Fourth, each chapter opens with an insightful quote, and the quotes within the chapters themselves enhance the book.

In terms of critiques, I have four.

First of all, the description of the book on Amazon states: “Since we don’t have alligator skin and a heart of stone, people will hurt us especially those closest to us. We also make mistakes in life and hurt others.”  That statement is similar to the understanding tone of the book.  Unfortunately, the book did not really explore what that statement talks about: how we are sensitive and easily hurt in day-to-day life.  The book talked a lot about recovery from personal trauma (e.g., abuse, affairs), and that is very important.  But the book would have spoken to me more had it also discussed how to endure or move on from snubs, how to cope with our sensitivity, or how to deal with our frustrated expectations.

Second, Ortega has a chapter entitled, “Forgiveness Doesn’t Mean You Forgive the Person Right Away.”  Ortega reasonably notes that forgiveness is often a process for us, for getting over an offense against us may take time.  Even after we have forgiven a person, something may happen that triggers our pain all over again.  Ortega is aware that there are Scriptures that appear to command the opposite: Ephesians 4:26 exhorts people not to let the sun go down on their wrath, which seems to command immediate forgiveness, not forgiveness that is a process.  This chapter would have been better had Ortega attempted to reconcile Ephesians 4:26 with her belief that forgiveness can be a process, and also if Ortega had supported from Scripture her proposal that forgiveness can be a process.  In Appendix B, Ortega lists three Scriptures under this topic, and they are relevant, on some level (i.e., II Corinthians 2:5-6 depicts Paul and the Corinthian Christians recovering from grief after an offense, and Psalm 51:16-17 says that God will not despise a broken spirit).  Still, her point would have been strengthened had she presented Scriptural examples of people who struggled to forgive right away, yet were loved and honored by God.  A possible example that comes to my mind is Paul’s long-term journey towards accepting Mark (Acts 15:37-39; II Timothy 4:11).

Third, Ortega suggests that people write out their resentments and share that with an accepting friend or counselor.  As Ortega most likely knows, a similar approach is employed within Alcoholics Anonymous, as recovering alcoholics write out their resentments and share them with a sponsor.  That is a sensible approach, for talking things out with someone else can help a person feel better.  There are many people, however, who may struggle to find someone with whom they can share their resentments.  They may struggle with forming relationships with people, or perhaps they cannot think of anyone whom they trust enough to hear their resentments.  The book would have been better had it offered advice to people in that situation.
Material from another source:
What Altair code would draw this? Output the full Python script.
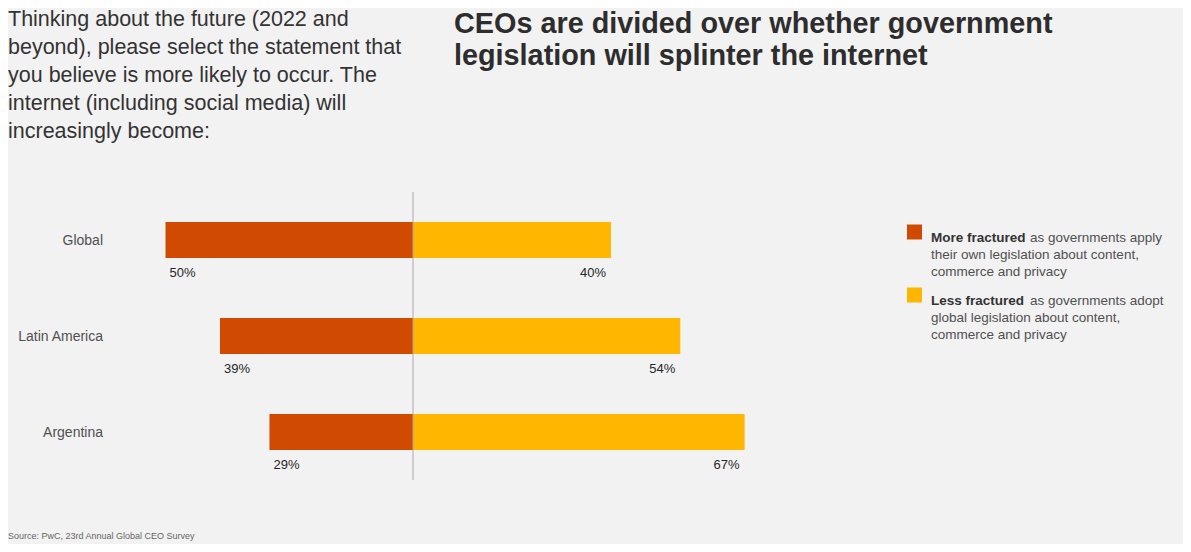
import altair as alt
import pandas as pd

categories = ["Global", "Latin America", "Argentina"]
more_fractured = [50, 39, 29]
less_fractured = [40, 54, 67]
series_names = ["More fractured", "Less fractured"]
series_colors = ["#d04a02", "#ffb600"]

subtitle_lines = [
    "Thinking about the future (2022 and",
    "beyond), please select the statement that",
    "you believe is more likely to occur. The",
    "internet (including social media) will",
    "increasingly become:",
]
title_lines = [
    "CEOs are divided over whether government",
    "legislation will splinter the internet",
]
legend_bold = ["More fractured", "Less fractured"]
legend_rest_first = ["as governments apply", "as governments adopt"]
legend_rest_lines = [
    ["their own legislation about content,", "commerce and privacy"],
    ["global legislation about content,", "commerce and privacy"],
]
source_text = "Source: PwC, 23rd Annual Global CEO Survey"

rows = []
for c, m, l in zip(categories, more_fractured, less_fractured):
    rows.append(dict(category=c, series=series_names[0], x0=-m, x1=0, label=f"{m}%"))
    rows.append(dict(category=c, series=series_names[1], x0=0, x1=l, label=f"{l}%"))
df = pd.DataFrame(rows)

W, H = 1175, 536
FONT = "Liberation Sans"
PX = 4.95
xs = alt.Scale(domain=[-405 / PX, (W - 405) / PX], range=[0, W], zero=False, nice=False)
ys = alt.Scale(domain=categories, range=[166, 490], paddingInner=0.625, paddingOuter=0.5)

base = alt.Chart(df)

bars = base.mark_bar().encode(
    x=alt.X("x0:Q", scale=xs, axis=None),
    x2="x1:Q",
    y=alt.Y("category:N", scale=ys, axis=None, sort=categories),
    color=alt.Color("series:N", scale=alt.Scale(domain=series_names, range=series_colors), legend=None),
)

rule = alt.Chart(pd.DataFrame({"x": [0]})).mark_rule(color="#a8a8a8", strokeWidth=1).encode(
    x=alt.X("x:Q", scale=xs, axis=None),
    y=alt.value(184),
    y2=alt.value(472),
)

cat_labels = alt.Chart(pd.DataFrame({"category": categories})).mark_text(
    align="right", baseline="middle", font=FONT, fontSize=14, color="#505050", dy=1
).encode(
    x=alt.value(95),
    y=alt.Y("category:N", scale=ys, axis=None, sort=categories),
    text="category:N",
)

left_labels = base.transform_filter(alt.datum.series == series_names[0]).mark_text(
    align="left", baseline="alphabetic", dx=4, dy=37, font=FONT, fontSize=13, color="#262626"
).encode(
    x=alt.X("x0:Q", scale=xs, axis=None),
    y=alt.Y("category:N", scale=ys, axis=None, sort=categories),
    text="label:N",
)

right_labels = base.transform_filter(alt.datum.series == series_names[1]).mark_text(
    align="right", baseline="alphabetic", dx=-5, dy=37, font=FONT, fontSize=13, color="#262626"
).encode(
    x=alt.X("x1:Q", scale=xs, axis=None),
    y=alt.Y("category:N", scale=ys, axis=None, sort=categories),
    text="label:N",
)

one = pd.DataFrame({"a": [0]})

subtitle = alt.Chart(one).mark_text(
    text=subtitle_lines, align="left", baseline="alphabetic", font=FONT, fontSize=21.5,
    lineHeight=28, color="#333333"
).encode(x=alt.value(0), y=alt.value(18))

title = alt.Chart(one).mark_text(
    text=title_lines, align="left", baseline="alphabetic", font=FONT, fontSize=28.8,
    fontWeight="bold", lineHeight=32, color="#2d2d2d"
).encode(x=alt.value(446), y=alt.value(25))

source = alt.Chart(one).mark_text(
    text=source_text, align="left", baseline="alphabetic", font=FONT, fontSize=9, color="#666666"
).encode(x=alt.value(0), y=alt.value(531))

legend_layers = []
tops = [234, 297]
for i in range(2):
    yb = tops[i]
    legend_layers.append(
        alt.Chart(one).mark_square(size=225, color=series_colors[i], opacity=1, filled=True).encode(
            x=alt.value(906.5), y=alt.value(yb - 10)
        )
    )
    legend_layers.append(
        alt.Chart(one).mark_text(
            text=legend_bold[i], align="left", baseline="alphabetic", font=FONT, fontSize=13.5,
            fontWeight="bold", color="#333333"
        ).encode(x=alt.value(923), y=alt.value(yb))
    )
    legend_layers.append(
        alt.Chart(one).mark_text(
            text=legend_rest_first[i], align="left", baseline="alphabetic", font=FONT, fontSize=13.5,
            color="#505050"
        ).encode(x=alt.value(1022), y=alt.value(yb))
    )
    legend_layers.append(
        alt.Chart(one).mark_text(
            text=legend_rest_lines[i], align="left", baseline="alphabetic", font=FONT, fontSize=13.5,
            lineHeight=17, color="#505050"
        ).encode(x=alt.value(923), y=alt.value(yb + 17))
    )

chart = alt.layer(
    bars, rule, cat_labels, left_labels, right_labels, subtitle, title, source, *legend_layers
).properties(
    width=W, height=H, autosize=alt.AutoSizeParams(type="none"), padding=0
).configure(
    background="#f2f2f2"
).configure_view(stroke=None)

chart.save("out.html", embed_options={"renderer": "svg", "actions": False})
Finally, while the book was very specific about what forgiveness is not, it could have been clearer in defining what forgiveness is.  I cannot be too critical here, for the book, on some level, did present a picture of forgiveness.  Part of it, for Ortega, is not continually dwelling on offenses.  Part of it is forsaking malice.  Part of it is cultivating a peace of mind and moving on with one’s life.  Part of it is having concern for one’s enemy’s well-being.  Those are all important insights, but I think that, somewhere in the book, perhaps in the beginning or after the chapters about what forgiveness is not, Ortega should have included a concise paragraph offering a definition of forgiveness.

I received a complimentary copy of this book from the publisher through Bookcrash.  My review is honest!